Originally built to fill British orders for vessels to replace those lost to German U-boats, the production of Liberty ships was stepped up after US entry into the war. These early Liberty ships were coal-powered due to Britain's access to coal resources and petroleum shortages. To speed up production, welding replaced the more labor-intensive riveting and, in another first, women became the main welders as more men entered active military service. Their quick and simple assembly allowed no room for eye-pleasing design and Roosevelt himself referred to the early Liberty Ships as "ugly ducklings" and "a dreadful looking object." He put a better PR spin on it when the first vessel, Patrick Henry, was delivered to the British in September 1941: Roosevelt drew on Henry's famous "Give me liberty or give me death" quote to name the ships, saying they represented the "Liberty of Europe."

All Liberty ships were built according to the same general plan: approximately 450 feet long, propelled by one single propeller (the American versions were oil-fueled), able to carry more than 9,000 tons of cargo 23,000 miles without refueling. The 41 to 44 crew members were complemented by the 12 to 25 armed Naval Guards to man the handful of deck guns the vessels carried. Although relatively lightly armed, it was a Liberty ship, the Stephen Hopkins, which became the the first American ship to sink a German vessel in the war.
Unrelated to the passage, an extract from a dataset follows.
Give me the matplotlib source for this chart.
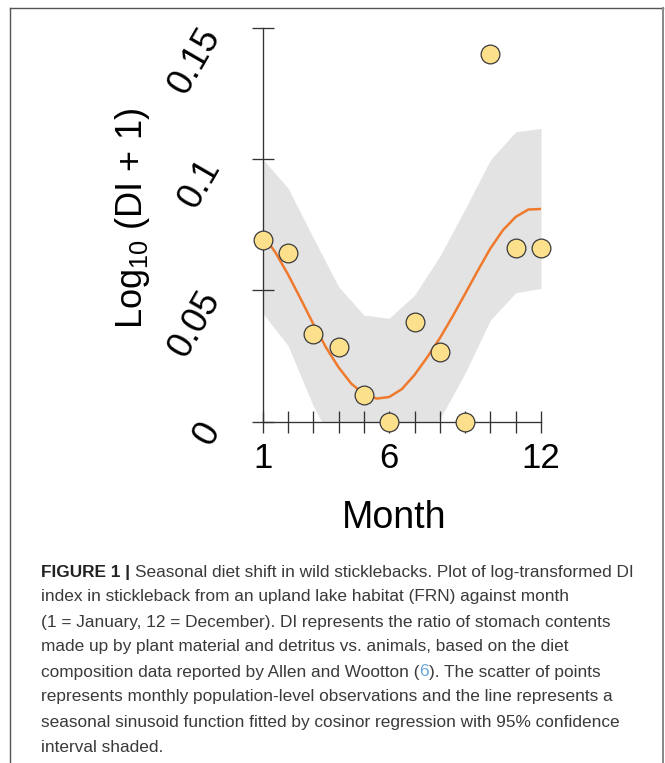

Although the first ships took several months to build, the US shipyards eventually filed that down to a mere 42 days. In one famous case, the Robert E. Peary was built in less than five days by the Permanente Metals shipyard in Richmond, California (although it was not fully outfitted for several more weeks). The quick construction was not without it's problems: twelve Liberty ships broke in half, including the John P. Gaines, which sank with the loss of ten men. The average Liberty ship cost less than $2 million; most "paid for themselves" in less than one round trip.

Although a handful of Liberty ships were still in service as late as the 1960s, most were sold off or scrapped in the first few years after the war. Only two are still intact: the John W. Brown (pictured above), based in Baltimore and the Jeremiah O'Brien, based in San Francisco.